I remember my dad bringing home a BBC Micro when we were kids. I knew just enough to get Chuckie Egg running.
Later we had a PC running Windows 3.1. I was an expert in crashing the plane on F-19 Stealth Fighter. One day I deleted the OS and that was the end of that computer…
Some years later we got an old Elonex PC that dad’s work were getting rid of. It was just good enough to run Windows 95. We had dial-up internet from Freeserve for a time - we would have I think 2 hours in the evening to use it.
I remember
- Trying and failing to download shitty quality videos from wwf.com (I was a huge Attitude-era Wrestling mark...)
- Playing questionable games on Newgrounds
- Trawling Yahoo directories and webrings for random weird stuff
- Trying to download a low-bitrate rip of the Macarena from Kazaa and giving up when it estimated 2 days DL time.
- Terrible browser-war era websites. Broken Javascript/HTML. BLINKING TEXT. Incompatible flash videos.
I broke our family computers so often that I knew the Windows licence key without having to look. I learned how to fix the computer out of sheer terror for what my dad might do if he came home from work to find the PC broken again.
After we got rid of the dialup I would go the library pretty much every day. I had literally boxes of floppy disks that I would stuff into my pockets so that I could download stuff to take home. Mostly old emulators, ROMs and text adventures from ifarchive.
Crazy to think the lengths I would happily go to for things we take for granted now.
Sitting there watching with satisfaction as MSDOS 6.22 DEFRAG.EXE did its thing.
Modem noises.
Reading computer magazines and books, and eagerly anticipating getting my hands on such material. Today’s kids born in an online era of infinite content just can’t imagine how difficult it was back them to get technical publications and information, printed or otherwise.
To play with fractals or cellular automata in the 80s, you read a description in Scientific American, and then wrote your own version at home. Good times.

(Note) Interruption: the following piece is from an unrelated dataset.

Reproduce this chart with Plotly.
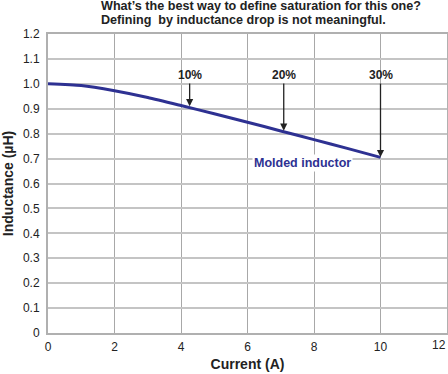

Indeed! Computer Recreations was the absolute best. I remember implementing an algorithm from this that displayed 3d projections of a 4d rotating hypercube; then extending it to support red/blue cellophane 3d glasses (or as best as possible with a 16 colour pallette). So much fun and learnt so much!
So much this!
I remember having to order tech books from Waldenbooks, and getting blank stares from the clerk, who’d basically tell me they were never going to actually receive it after I’d waited WEEKS.
Then I finally got to visit QuantumBooks, a technical bookstore in Kendall Square Cambridge, and it was like going to heaven :)
You are in a twisty maze of passages all alike.
I don’t know if it’s just me but did anyone ever actually complete those games? I might have just about finished Zork one time years later but for all the games I started that was about it. Good times though. Scott Adams will always be a hero of mine
Of course. I’ve played a number of them, although Zork quickly showed its age (in terms of game design) compared to later text games.
To be fair I would expect someone with a user name such as your to have played your fair share of them. I would usually get frustrated when my graph paper maps stopped making sense… Likely a ‘me’ problem I think
In 8th (?) grade our larval computing lab was a row of Commodore 64 but there was only one 5.25" floppy drive between them. When you wanted to save or load your proglet you had to
- walk over to insert your floppy
- return to your seat to do your load/save
- walk back over to retrieve your floppy to free up the drive for someone else
At some point I realized that while the owner was walking back and forth you could load their code to see how they approached the assignment. And doing so did not affect their workflow or anyone else at all. It felt like the earth shifted a bit at that moment.